Quote, with no changes, the lines that run from the top of the material to the line with "(0,0) rectangle (1522,1315);", both included.

##### Data #####

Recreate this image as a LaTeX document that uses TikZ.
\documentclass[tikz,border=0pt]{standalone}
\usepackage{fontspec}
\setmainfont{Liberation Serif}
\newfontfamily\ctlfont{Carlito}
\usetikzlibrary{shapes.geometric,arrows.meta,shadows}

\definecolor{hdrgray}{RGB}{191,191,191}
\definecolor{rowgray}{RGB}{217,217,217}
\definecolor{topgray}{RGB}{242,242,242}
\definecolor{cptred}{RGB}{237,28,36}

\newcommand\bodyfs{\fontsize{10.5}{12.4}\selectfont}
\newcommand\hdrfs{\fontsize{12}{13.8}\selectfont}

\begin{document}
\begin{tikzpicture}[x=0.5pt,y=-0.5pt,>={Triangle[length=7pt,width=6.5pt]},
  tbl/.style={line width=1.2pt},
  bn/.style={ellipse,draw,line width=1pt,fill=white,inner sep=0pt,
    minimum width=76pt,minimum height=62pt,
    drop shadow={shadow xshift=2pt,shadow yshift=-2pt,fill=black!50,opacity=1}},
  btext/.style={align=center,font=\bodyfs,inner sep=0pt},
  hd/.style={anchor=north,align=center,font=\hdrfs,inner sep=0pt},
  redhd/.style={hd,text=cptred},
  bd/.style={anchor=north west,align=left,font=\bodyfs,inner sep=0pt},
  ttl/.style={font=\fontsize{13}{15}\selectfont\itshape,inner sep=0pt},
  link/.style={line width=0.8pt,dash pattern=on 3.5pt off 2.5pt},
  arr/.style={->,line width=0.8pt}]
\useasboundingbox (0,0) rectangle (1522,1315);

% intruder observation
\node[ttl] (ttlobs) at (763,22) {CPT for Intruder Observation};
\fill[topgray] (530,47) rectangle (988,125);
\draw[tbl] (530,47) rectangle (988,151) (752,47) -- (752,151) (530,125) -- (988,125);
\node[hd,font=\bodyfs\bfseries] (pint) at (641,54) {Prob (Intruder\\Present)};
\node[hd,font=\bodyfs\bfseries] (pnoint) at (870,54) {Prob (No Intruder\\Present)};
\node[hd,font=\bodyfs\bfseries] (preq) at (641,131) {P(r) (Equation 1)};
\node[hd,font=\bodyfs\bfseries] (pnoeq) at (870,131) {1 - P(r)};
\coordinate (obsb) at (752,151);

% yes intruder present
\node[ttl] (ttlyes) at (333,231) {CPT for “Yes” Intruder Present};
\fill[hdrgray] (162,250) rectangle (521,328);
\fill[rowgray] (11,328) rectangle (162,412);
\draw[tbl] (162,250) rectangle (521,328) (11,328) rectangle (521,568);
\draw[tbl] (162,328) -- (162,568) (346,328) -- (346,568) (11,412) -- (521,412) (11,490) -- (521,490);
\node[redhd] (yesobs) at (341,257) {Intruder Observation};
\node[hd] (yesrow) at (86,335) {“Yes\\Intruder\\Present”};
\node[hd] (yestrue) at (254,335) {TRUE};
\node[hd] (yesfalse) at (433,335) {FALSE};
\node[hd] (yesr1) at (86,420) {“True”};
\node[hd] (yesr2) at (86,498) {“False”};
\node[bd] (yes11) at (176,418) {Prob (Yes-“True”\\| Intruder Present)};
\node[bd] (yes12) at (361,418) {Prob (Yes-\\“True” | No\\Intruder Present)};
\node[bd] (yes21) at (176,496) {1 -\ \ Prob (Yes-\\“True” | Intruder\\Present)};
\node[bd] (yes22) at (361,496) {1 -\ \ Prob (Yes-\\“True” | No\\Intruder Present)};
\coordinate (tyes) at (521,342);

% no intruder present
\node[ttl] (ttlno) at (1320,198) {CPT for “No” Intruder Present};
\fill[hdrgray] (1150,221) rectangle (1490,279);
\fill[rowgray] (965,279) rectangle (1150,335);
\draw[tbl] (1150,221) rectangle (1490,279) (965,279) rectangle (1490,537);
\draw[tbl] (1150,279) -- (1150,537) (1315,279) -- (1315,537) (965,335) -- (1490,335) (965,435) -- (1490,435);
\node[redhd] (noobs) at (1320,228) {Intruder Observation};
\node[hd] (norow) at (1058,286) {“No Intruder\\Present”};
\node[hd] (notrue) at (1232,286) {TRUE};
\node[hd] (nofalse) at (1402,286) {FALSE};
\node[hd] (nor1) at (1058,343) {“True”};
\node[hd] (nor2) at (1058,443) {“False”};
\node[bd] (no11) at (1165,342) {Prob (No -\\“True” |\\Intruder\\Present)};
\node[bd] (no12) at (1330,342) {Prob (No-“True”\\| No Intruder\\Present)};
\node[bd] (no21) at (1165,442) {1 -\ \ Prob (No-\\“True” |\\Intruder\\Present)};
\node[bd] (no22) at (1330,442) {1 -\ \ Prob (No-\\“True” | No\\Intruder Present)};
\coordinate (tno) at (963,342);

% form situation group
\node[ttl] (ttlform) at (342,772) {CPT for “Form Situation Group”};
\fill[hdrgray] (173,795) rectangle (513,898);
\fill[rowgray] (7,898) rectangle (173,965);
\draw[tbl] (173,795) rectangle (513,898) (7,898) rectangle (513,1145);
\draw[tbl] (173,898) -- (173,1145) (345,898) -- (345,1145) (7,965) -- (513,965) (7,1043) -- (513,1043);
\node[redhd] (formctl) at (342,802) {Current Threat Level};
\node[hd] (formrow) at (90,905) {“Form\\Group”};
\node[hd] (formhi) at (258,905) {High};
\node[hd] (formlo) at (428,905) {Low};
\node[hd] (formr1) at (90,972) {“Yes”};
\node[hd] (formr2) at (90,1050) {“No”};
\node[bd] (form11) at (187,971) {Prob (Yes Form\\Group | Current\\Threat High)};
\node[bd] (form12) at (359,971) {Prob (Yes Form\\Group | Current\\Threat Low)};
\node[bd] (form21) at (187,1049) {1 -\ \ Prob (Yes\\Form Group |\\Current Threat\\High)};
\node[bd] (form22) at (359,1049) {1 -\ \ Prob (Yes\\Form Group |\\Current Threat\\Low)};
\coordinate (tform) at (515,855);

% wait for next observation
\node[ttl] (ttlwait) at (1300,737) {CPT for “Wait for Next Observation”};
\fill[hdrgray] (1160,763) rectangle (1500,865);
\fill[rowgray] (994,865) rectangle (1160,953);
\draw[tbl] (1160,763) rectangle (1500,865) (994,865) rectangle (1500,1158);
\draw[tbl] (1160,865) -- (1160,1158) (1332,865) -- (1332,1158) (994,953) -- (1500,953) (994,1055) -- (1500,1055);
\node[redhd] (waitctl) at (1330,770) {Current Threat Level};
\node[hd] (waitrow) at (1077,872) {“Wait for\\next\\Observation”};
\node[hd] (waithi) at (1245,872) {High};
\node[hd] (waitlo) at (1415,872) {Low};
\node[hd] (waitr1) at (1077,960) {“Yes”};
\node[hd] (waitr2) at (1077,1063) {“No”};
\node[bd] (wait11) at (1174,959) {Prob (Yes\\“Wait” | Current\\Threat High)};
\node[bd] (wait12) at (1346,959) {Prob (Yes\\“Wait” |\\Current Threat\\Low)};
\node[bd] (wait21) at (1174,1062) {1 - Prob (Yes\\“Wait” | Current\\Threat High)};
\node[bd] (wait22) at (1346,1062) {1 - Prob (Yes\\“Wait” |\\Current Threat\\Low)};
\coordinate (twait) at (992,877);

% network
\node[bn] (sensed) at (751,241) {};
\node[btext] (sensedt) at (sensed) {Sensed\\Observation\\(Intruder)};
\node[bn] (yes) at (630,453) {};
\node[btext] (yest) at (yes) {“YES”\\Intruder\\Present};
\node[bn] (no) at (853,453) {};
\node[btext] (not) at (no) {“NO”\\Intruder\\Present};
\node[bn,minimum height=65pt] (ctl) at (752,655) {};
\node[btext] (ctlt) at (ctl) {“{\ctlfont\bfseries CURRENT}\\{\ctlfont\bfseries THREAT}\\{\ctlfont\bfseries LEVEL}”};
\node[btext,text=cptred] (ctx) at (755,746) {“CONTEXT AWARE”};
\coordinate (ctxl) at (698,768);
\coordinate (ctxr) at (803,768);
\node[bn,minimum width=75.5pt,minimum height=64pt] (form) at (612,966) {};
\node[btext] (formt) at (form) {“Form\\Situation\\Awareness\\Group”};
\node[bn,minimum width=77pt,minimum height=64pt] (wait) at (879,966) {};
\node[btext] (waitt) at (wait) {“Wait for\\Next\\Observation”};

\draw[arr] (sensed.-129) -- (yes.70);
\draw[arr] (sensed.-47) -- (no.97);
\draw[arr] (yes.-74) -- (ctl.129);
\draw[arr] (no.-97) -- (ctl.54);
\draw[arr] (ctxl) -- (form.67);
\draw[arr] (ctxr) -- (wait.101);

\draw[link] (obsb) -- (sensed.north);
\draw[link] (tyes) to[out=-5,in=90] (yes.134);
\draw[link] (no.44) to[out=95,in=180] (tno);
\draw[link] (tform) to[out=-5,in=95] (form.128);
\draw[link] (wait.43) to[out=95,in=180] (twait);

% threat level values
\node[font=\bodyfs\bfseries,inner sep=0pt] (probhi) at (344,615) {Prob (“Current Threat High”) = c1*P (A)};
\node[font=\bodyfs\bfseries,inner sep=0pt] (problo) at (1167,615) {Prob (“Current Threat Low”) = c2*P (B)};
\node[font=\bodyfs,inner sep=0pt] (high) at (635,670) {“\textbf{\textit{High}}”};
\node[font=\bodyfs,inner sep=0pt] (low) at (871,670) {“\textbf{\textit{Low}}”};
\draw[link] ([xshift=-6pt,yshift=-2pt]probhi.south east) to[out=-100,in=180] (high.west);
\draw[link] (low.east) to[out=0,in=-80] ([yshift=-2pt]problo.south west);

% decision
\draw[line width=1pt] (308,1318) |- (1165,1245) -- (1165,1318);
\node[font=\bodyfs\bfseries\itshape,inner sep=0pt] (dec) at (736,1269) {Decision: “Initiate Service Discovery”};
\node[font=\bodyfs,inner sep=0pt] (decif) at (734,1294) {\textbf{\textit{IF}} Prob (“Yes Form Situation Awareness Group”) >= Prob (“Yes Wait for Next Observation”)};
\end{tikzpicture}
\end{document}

#####

=== Reply ===
Recreate this image as a LaTeX document that uses TikZ.
\documentclass[tikz,border=0pt]{standalone}
\usepackage{fontspec}
\setmainfont{Liberation Serif}
\newfontfamily\ctlfont{Carlito}
\usetikzlibrary{shapes.geometric,arrows.meta,shadows}

\definecolor{hdrgray}{RGB}{191,191,191}
\definecolor{rowgray}{RGB}{217,217,217}
\definecolor{topgray}{RGB}{242,242,242}
\definecolor{cptred}{RGB}{237,28,36}

\newcommand\bodyfs{\fontsize{10.5}{12.4}\selectfont}
\newcommand\hdrfs{\fontsize{12}{13.8}\selectfont}

\begin{document}
\begin{tikzpicture}[x=0.5pt,y=-0.5pt,>={Triangle[length=7pt,width=6.5pt]},
  tbl/.style={line width=1.2pt},
  bn/.style={ellipse,draw,line width=1pt,fill=white,inner sep=0pt,
    minimum width=76pt,minimum height=62pt,
    drop shadow={shadow xshift=2pt,shadow yshift=-2pt,fill=black!50,opacity=1}},
  btext/.style={align=center,font=\bodyfs,inner sep=0pt},
  hd/.style={anchor=north,align=center,font=\hdrfs,inner sep=0pt},
  redhd/.style={hd,text=cptred},
  bd/.style={anchor=north west,align=left,font=\bodyfs,inner sep=0pt},
  ttl/.style={font=\fontsize{13}{15}\selectfont\itshape,inner sep=0pt},
  link/.style={line width=0.8pt,dash pattern=on 3.5pt off 2.5pt},
  arr/.style={->,line width=0.8pt}]
\useasboundingbox (0,0) rectangle (1522,1315);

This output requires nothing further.